From the Vineyard Gazette edition of August 2, 1985:

It is difficult today to imagine a Vineyard which not only fed itself, but produced a substantial surplus which it exported to the mainland, and in that day and up to far less than a century ago, the Island’s annual shipment of wool was impressive.

It may be assumed that the early Vineyarders came to the Island with ideas and plans for maintaining themselves, founded in England, where, as it has been said: “Every rood of ground sustained man.” The Vineyard of olden days was productive under this plan, with all areas suitable for tillage or pasture, clear and available for such purposes. Woodlands were valuable in the extreme, when wood was the principal fuel and reforestation was practiced under rules and usages that had endured from old Saxon days.

Only fragmentary records, to be found in ancient ledgers, and occasional correspondence, offer a clue to the situation which prevailed here a century after the settlement of Great Harbor, but some of these are astonishing. For over 200 years water transportation on small craft was practical and inexpensive; the Island possessed those small crafts in considerable numbers and the men who sailed them thought nothing of sailing to the mainland or even to Rhode Island and New York city with cargoes which were in demand in those places.

The Island had become a most productive area within 80 years after the first settlement, because of its livestock, the flocks and herds which ranged the hills and all pasture lands. It was producing so much wool that the colony asked for a weaver to come and teach the Islanders to process the wool and make it into cloth.

But there was much more than this to be listed among the productive industries to be found here.
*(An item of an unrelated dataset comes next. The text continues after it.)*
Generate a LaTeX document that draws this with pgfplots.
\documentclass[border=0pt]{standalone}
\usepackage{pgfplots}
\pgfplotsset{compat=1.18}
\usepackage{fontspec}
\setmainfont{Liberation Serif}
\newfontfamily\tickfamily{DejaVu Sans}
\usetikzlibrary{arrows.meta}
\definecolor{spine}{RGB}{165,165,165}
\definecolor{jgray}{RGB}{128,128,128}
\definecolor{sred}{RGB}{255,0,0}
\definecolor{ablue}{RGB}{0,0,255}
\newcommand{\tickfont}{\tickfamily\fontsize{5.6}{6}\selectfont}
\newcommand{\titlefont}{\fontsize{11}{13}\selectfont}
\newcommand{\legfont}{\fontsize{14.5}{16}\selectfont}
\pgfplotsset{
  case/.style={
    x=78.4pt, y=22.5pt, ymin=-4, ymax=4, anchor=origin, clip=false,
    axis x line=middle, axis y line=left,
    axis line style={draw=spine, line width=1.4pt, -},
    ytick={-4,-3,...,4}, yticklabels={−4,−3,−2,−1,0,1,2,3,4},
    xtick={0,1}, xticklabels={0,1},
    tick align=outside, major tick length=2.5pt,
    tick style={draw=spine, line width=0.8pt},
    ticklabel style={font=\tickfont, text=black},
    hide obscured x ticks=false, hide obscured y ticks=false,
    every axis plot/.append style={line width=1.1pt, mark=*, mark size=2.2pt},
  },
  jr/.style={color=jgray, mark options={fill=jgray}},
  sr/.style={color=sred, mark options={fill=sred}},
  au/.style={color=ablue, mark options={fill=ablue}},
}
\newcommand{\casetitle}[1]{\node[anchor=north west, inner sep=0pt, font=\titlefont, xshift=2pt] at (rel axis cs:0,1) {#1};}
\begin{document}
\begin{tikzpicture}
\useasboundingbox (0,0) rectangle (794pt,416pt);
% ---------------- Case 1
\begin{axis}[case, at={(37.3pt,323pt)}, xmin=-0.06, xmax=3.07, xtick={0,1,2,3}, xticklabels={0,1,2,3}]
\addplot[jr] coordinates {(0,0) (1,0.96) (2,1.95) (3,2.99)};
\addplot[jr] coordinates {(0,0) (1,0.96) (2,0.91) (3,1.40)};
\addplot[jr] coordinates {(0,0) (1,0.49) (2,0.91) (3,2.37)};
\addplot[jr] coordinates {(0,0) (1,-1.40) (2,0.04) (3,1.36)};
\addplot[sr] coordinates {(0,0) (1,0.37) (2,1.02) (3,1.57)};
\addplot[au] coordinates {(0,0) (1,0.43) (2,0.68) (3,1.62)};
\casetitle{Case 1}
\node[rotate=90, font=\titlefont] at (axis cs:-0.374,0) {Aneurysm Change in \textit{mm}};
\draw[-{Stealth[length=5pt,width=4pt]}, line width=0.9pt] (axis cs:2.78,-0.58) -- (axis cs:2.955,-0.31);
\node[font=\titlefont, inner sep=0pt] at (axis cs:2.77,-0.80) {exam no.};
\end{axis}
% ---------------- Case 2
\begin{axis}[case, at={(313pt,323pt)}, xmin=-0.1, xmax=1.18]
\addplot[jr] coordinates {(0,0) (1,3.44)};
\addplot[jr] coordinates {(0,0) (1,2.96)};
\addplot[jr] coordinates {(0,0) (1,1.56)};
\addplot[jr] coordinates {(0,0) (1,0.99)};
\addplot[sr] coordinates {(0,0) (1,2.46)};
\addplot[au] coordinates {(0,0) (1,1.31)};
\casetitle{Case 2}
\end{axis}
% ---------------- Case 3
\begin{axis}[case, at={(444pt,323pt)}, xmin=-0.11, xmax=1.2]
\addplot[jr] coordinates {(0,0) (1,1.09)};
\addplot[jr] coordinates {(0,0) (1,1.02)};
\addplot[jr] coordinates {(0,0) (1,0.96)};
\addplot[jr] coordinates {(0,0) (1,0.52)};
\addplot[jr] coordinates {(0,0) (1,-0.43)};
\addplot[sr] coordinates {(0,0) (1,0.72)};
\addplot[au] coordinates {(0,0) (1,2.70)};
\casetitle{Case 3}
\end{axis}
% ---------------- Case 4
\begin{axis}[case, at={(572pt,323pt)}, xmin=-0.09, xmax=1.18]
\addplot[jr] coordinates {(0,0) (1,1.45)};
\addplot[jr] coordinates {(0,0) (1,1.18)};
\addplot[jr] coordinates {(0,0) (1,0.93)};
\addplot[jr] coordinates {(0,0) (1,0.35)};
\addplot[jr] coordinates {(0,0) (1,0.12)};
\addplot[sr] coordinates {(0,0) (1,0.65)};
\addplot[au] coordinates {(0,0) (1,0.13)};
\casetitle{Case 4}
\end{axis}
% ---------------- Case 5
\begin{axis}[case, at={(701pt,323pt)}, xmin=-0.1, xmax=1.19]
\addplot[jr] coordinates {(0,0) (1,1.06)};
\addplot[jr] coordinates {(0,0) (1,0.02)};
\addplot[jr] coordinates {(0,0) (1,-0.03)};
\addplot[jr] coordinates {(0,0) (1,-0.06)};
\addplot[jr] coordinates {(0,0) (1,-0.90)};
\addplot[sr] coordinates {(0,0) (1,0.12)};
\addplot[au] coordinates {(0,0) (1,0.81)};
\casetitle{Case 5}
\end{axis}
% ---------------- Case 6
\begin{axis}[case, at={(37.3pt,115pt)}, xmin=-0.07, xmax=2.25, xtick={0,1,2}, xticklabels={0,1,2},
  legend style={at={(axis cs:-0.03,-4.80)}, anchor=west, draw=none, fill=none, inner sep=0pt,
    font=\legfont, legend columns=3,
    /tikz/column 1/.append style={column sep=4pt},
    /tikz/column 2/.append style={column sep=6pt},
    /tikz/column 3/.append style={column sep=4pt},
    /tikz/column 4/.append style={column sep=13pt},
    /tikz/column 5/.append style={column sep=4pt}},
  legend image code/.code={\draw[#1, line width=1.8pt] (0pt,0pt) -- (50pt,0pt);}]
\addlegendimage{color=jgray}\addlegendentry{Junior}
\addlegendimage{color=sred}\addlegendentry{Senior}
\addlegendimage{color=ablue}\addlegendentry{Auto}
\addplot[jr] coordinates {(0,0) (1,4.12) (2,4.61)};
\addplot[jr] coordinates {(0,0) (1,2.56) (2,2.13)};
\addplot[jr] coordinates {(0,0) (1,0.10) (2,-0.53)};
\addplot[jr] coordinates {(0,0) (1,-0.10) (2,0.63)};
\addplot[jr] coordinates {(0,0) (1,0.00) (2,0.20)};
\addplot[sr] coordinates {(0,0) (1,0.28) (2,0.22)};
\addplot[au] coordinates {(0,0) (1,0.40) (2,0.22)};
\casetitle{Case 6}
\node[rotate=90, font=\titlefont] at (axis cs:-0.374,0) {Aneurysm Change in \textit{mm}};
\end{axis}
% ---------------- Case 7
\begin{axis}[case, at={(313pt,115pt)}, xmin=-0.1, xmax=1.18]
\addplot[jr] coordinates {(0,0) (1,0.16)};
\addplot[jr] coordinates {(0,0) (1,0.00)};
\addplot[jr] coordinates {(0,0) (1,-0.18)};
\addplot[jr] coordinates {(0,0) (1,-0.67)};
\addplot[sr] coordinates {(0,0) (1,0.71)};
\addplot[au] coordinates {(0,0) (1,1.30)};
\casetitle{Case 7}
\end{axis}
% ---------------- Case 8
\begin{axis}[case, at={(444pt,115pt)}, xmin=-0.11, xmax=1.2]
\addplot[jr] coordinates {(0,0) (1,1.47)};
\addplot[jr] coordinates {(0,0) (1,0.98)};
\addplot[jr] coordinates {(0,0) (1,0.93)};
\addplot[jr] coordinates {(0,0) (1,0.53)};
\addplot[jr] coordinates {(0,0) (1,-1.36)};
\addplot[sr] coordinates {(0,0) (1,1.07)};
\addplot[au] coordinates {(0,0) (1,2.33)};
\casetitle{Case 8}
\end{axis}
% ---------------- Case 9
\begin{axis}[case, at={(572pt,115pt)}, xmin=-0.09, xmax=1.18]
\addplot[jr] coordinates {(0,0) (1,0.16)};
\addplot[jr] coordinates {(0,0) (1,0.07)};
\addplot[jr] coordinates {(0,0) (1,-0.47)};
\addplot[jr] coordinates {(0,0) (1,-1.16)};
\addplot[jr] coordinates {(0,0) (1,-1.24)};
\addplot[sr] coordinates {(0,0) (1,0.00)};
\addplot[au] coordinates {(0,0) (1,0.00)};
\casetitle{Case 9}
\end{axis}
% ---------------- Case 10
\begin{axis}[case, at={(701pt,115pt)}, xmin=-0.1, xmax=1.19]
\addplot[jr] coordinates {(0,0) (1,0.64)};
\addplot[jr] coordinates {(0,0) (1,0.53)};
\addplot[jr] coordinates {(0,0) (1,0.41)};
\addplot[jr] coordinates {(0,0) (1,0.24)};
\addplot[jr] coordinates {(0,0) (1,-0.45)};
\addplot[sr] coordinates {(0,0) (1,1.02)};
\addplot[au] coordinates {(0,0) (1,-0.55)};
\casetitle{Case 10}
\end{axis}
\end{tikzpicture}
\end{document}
The weaver had arrived, and there were spinning wheels in every home and looms in many of them. A fulling mill had been established to process and pre-shrink the newly woven cloth. There were two tanneries, possibly more than two, in operation and men all over the Island were rough-hewing boat timber as they chopped firewood, while the cooper’s horse was a prominent piece of equipment in many a workshop, and used for the making of wooden barrel hoops, barrel staves and shingles.
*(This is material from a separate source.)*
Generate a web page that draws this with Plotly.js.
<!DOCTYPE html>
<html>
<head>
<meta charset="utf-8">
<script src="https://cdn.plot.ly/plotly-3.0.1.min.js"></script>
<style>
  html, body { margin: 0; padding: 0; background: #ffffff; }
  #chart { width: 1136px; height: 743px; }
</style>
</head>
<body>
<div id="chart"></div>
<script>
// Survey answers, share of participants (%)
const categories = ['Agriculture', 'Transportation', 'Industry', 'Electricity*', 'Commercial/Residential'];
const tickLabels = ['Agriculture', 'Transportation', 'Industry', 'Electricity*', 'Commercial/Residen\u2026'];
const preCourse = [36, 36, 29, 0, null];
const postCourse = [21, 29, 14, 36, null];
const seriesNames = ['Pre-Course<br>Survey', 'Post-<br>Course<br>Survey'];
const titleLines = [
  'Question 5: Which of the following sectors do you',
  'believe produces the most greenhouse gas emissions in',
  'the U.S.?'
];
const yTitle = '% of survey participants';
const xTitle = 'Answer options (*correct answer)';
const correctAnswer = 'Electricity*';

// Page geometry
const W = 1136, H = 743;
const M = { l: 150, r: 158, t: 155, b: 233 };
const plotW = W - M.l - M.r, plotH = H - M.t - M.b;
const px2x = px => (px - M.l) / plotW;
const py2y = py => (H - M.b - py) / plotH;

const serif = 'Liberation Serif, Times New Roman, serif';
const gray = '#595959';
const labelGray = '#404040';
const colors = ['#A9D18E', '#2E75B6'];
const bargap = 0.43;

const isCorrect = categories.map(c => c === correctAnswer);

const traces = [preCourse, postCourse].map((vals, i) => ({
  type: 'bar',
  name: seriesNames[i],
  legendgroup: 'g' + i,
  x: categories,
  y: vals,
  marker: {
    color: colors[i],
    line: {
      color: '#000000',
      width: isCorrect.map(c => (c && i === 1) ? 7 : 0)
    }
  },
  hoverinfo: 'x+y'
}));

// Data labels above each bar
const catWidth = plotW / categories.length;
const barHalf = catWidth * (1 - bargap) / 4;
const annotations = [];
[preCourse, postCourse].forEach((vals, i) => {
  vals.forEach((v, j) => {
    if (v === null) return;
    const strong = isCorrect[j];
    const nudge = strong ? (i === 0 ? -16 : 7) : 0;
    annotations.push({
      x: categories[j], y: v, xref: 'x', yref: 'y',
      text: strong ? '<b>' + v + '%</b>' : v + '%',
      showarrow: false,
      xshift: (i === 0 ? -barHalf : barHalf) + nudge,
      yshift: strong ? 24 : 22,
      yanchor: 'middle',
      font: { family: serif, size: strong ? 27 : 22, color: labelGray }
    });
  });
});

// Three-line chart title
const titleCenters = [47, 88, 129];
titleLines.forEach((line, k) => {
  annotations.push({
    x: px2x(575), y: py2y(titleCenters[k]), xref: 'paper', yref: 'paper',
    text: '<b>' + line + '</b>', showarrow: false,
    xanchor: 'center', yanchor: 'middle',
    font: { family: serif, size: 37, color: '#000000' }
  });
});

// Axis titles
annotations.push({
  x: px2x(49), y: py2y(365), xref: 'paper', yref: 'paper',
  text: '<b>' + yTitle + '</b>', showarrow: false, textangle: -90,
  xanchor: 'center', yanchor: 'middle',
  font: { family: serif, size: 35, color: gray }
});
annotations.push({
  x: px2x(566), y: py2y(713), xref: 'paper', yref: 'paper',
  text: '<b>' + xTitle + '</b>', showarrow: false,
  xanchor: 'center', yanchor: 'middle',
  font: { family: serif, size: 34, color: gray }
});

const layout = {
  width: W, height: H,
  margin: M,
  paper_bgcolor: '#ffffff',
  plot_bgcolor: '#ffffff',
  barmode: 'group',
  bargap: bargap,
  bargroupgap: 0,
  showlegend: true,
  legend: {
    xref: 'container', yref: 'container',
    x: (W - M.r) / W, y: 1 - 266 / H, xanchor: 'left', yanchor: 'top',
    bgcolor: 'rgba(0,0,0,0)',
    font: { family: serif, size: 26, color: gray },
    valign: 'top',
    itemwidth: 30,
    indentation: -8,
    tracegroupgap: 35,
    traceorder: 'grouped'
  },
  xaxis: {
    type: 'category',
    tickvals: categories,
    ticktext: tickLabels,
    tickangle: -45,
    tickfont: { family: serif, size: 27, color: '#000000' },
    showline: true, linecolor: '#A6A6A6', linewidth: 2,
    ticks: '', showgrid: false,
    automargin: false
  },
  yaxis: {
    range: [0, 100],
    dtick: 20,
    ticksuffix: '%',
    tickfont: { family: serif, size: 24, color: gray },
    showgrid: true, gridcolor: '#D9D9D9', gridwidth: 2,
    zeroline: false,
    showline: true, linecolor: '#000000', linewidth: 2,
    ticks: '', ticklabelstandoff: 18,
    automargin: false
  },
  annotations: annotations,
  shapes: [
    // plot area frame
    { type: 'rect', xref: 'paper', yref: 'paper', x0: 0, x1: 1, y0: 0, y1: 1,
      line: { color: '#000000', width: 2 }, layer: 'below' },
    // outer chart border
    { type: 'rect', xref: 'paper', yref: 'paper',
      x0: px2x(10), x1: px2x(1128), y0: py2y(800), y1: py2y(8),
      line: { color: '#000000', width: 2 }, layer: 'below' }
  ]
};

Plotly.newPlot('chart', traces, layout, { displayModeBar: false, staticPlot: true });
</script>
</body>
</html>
Whaleships, and there were many owned on the Island, but however many there were, such crafts were not commonly hauled out for repairs, but hove-down alongside of the whaling docks until one side of the bottom was exposed and available to be worked upon. But Holmes Hole did maintain its shipyard and marine railways large enough to handle a ship, and ship carpenters and sparmakers plied their respective trades in two towns.

Later in history, just how much later is not known, a sail loft was established and made new sails and repaired damaged ones under the proprietorship of three generations of the Holmes family of Vineyard Haven.
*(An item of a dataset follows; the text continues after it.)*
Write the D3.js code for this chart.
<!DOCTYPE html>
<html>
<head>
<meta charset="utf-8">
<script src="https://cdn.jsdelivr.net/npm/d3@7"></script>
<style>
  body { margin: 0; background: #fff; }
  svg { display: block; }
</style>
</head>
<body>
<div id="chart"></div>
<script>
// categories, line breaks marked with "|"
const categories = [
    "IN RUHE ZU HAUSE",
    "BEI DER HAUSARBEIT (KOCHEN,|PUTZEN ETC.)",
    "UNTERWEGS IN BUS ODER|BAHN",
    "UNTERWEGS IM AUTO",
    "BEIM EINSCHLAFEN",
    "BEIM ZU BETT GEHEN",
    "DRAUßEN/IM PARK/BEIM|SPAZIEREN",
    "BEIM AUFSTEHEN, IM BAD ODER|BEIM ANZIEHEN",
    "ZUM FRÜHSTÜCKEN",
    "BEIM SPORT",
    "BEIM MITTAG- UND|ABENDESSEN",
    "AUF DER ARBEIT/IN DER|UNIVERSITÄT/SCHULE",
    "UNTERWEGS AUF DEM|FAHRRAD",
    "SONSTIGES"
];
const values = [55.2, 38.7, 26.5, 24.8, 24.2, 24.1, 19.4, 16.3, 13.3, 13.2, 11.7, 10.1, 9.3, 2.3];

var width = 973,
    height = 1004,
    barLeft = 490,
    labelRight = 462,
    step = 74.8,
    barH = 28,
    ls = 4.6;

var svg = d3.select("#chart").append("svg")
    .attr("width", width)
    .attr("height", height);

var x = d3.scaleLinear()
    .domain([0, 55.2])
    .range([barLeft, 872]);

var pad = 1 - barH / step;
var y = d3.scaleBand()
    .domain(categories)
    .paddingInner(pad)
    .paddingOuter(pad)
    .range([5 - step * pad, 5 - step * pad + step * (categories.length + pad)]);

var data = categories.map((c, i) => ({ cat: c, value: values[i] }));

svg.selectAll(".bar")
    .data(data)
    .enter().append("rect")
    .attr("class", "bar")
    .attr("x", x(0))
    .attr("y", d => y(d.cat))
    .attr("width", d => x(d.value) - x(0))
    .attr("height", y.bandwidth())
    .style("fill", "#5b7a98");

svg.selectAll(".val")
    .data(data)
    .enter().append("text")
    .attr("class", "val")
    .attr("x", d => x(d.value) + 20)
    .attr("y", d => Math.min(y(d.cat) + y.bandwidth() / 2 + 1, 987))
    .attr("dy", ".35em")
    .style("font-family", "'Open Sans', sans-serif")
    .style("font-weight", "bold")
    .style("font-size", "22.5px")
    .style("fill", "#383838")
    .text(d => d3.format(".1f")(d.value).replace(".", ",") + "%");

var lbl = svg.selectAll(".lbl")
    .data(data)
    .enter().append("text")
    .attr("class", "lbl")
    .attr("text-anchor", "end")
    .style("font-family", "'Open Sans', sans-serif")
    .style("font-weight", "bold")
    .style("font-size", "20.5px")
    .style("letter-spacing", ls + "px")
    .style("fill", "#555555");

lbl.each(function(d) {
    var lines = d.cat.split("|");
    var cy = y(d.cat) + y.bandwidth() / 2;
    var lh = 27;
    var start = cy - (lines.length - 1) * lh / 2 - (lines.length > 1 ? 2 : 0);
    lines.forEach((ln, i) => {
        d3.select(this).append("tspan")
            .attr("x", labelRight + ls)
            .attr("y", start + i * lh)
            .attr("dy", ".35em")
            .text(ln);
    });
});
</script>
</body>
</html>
In all of these productive industries, there was a surplus marketed, far beyond the Island’s needs.

Saltfish, herring and cod were shipped in quantities, bog iron ore was mined from before the Revolution, likewise the various clays and the Island made bricks for local use for years before it made them for export.

Island farmers had been an ambitious group from the beginning. Winter forage for the livestock came from the marsh meadows around the Great Ponds where quantities of the wild hay were harvested and hauled home to be stacked. But while this poor fodder would keep the stock alive, the Island farmers were not satisfied with it and among the first things that caused to be shipped to them from England was meadow grass seed. From that point on, to less than 75 years ago, Island farmers and their descendants would refer to “English” hay to distinguish from the wild variety.

But all these industries mentioned and more were abandoned, one by one. It was not strange; the Vineyard had possessed no soft lumber from the beginning. Men used the native oak for framing, but the hemlock boarding for sides and roofs, likewise the white pine and cedar for interior trim, all came from the mainland. The cedar rails, and some of chestnut, also came from the mainland, and in the case of the finer grades of lumber, it may well have been planned before shipping to save space and weight, and shingle mills had been set up on the large mainland streams, also barrel stave factories, against which the Island could not compete.

So the curtain fell on Island industries and crafts giving place to manufactured items and machine-made goods until today, millwork in all its departments has outmoded the hand craftsman, and those things are forgotten arts. Admittedly, those old craftsmen could not satisfy the modern demand for speed and precision, but in their day they made and maintained an Island that was self-sustaining up to 90 per cent.